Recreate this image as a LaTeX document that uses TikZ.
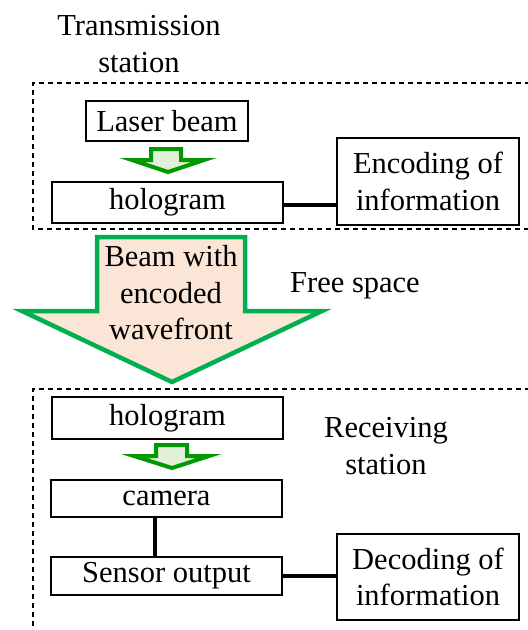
\documentclass[tikz,border=0pt]{standalone}
\usepackage{fontspec}
\setmainfont{Liberation Serif}
\usetikzlibrary{positioning}

\definecolor{arrowgreen}{RGB}{0,153,0}
\definecolor{lightgreen}{RGB}{226,240,217}
\definecolor{beamgreen}{RGB}{0,176,80}
\definecolor{beampeach}{RGB}{251,229,214}

\tikzset{
  box/.style={draw, line width=1.6pt, inner sep=0pt, align=center},
  link/.style={line width=3.5pt},
  station/.style={line width=1.3pt, dash pattern=on 5pt off 4pt},
  smallarrow/.style={draw=arrowgreen, fill=lightgreen, line width=4pt},
  bigarrow/.style={draw=beamgreen, fill=beampeach, line width=4.5pt},
  lbl/.style={align=center, inner sep=0pt}
}

\begin{document}
\begin{tikzpicture}[x=1pt,y=-1pt,font=\fontsize{30.5}{36.5}\selectfont]
\useasboundingbox (0,0) rectangle (528,630);

% stations
\draw[station] (530,83) -- (33,83) -- (33,229) -- (530,229);
\draw[station] (530,389) -- (33,389) -- (33,632);
\node[lbl] (trans) at (139,44) {Transmission\\station};
\node[lbl] (recv) at (386,446) {Receiving\\station};

% transmission side
\node[box, minimum width=162pt, minimum height=40pt] (laser) at (167,121) {Laser beam};
\node[box, minimum width=231pt, minimum height=41pt] (holoT) at (167.5,202.5) {hologram};
\node[box, minimum width=182pt, minimum height=87pt] (enc) at (428,181.5) {Encoding of\\information};
\draw[link] ([yshift=-2.5pt]holoT.east) -- ([yshift=-2.5pt]holoT.east -| enc.west);
\draw[smallarrow] (151,149) -- (181,149) -- (181,160) -- (204,160) -- (168,172) -- (132,160) -- (151,160) -- cycle;

% free space
\draw[bigarrow] (97,237) -- (245,237) -- (245,311) -- (322,311) -- (172,382) -- (22,311) -- (97,311) -- cycle;
\node[lbl] (beam) at (171,293) {Beam with\\encoded\\wavefront};
\node[lbl] (free) at (355,286) {Free space};

% receiving side
\node[box, minimum width=231pt, minimum height=42pt] (holoR) at (167.5,418) {hologram};
\node[box, minimum width=231pt, minimum height=37pt] (cam) at (166.5,498.5) {camera};
\node[box, minimum width=231pt, minimum height=38pt] (sens) at (166.5,576) {Sensor output};
\node[box, minimum width=182pt, minimum height=86pt] (dec) at (428,577) {Decoding of\\information};
\draw[smallarrow] (156,445) -- (187,445) -- (187,456) -- (209,456) -- (172,468) -- (134,456) -- (156,456) -- cycle;
\draw[link] ([xshift=-11.5pt]cam.south) -- ([xshift=-11.5pt]cam.south |- sens.north);
\draw[link] (sens.east) -- (sens.east -| dec.west);

\end{tikzpicture}
\end{document}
•••
== PROBLEM ==
Return to the listing above and set it down exactly, leaving out its pictures.

== REPLY ==
Recreate this image as a LaTeX document that uses TikZ.
\documentclass[tikz,border=0pt]{standalone}
\usepackage{fontspec}
\setmainfont{Liberation Serif}
\usetikzlibrary{positioning}

\definecolor{arrowgreen}{RGB}{0,153,0}
\definecolor{lightgreen}{RGB}{226,240,217}
\definecolor{beamgreen}{RGB}{0,176,80}
\definecolor{beampeach}{RGB}{251,229,214}

\tikzset{
  box/.style={draw, line width=1.6pt, inner sep=0pt, align=center},
  link/.style={line width=3.5pt},
  station/.style={line width=1.3pt, dash pattern=on 5pt off 4pt},
  smallarrow/.style={draw=arrowgreen, fill=lightgreen, line width=4pt},
  bigarrow/.style={draw=beamgreen, fill=beampeach, line width=4.5pt},
  lbl/.style={align=center, inner sep=0pt}
}

\begin{document}
\begin{tikzpicture}[x=1pt,y=-1pt,font=\fontsize{30.5}{36.5}\selectfont]
\useasboundingbox (0,0) rectangle (528,630);

% stations
\draw[station] (530,83) -- (33,83) -- (33,229) -- (530,229);
\draw[station] (530,389) -- (33,389) -- (33,632);
\node[lbl] (trans) at (139,44) {Transmission\\station};
\node[lbl] (recv) at (386,446) {Receiving\\station};

% transmission side
\node[box, minimum width=162pt, minimum height=40pt] (laser) at (167,121) {Laser beam};
\node[box, minimum width=231pt, minimum height=41pt] (holoT) at (167.5,202.5) {hologram};
\node[box, minimum width=182pt, minimum height=87pt] (enc) at (428,181.5) {Encoding of\\information};
\draw[link] ([yshift=-2.5pt]holoT.east) -- ([yshift=-2.5pt]holoT.east -| enc.west);
\draw[smallarrow] (151,149) -- (181,149) -- (181,160) -- (204,160) -- (168,172) -- (132,160) -- (151,160) -- cycle;

% free space
\draw[bigarrow] (97,237) -- (245,237) -- (245,311) -- (322,311) -- (172,382) -- (22,311) -- (97,311) -- cycle;
\node[lbl] (beam) at (171,293) {Beam with\\encoded\\wavefront};
\node[lbl] (free) at (355,286) {Free space};

% receiving side
\node[box, minimum width=231pt, minimum height=42pt] (holoR) at (167.5,418) {hologram};
\node[box, minimum width=231pt, minimum height=37pt] (cam) at (166.5,498.5) {camera};
\node[box, minimum width=231pt, minimum height=38pt] (sens) at (166.5,576) {Sensor output};
\node[box, minimum width=182pt, minimum height=86pt] (dec) at (428,577) {Decoding of\\information};
\draw[smallarrow] (156,445) -- (187,445) -- (187,456) -- (209,456) -- (172,468) -- (134,456) -- (156,456) -- cycle;
\draw[link] ([xshift=-11.5pt]cam.south) -- ([xshift=-11.5pt]cam.south |- sens.north);
\draw[link] (sens.east) -- (sens.east -| dec.west);

\end{tikzpicture}
\end{document}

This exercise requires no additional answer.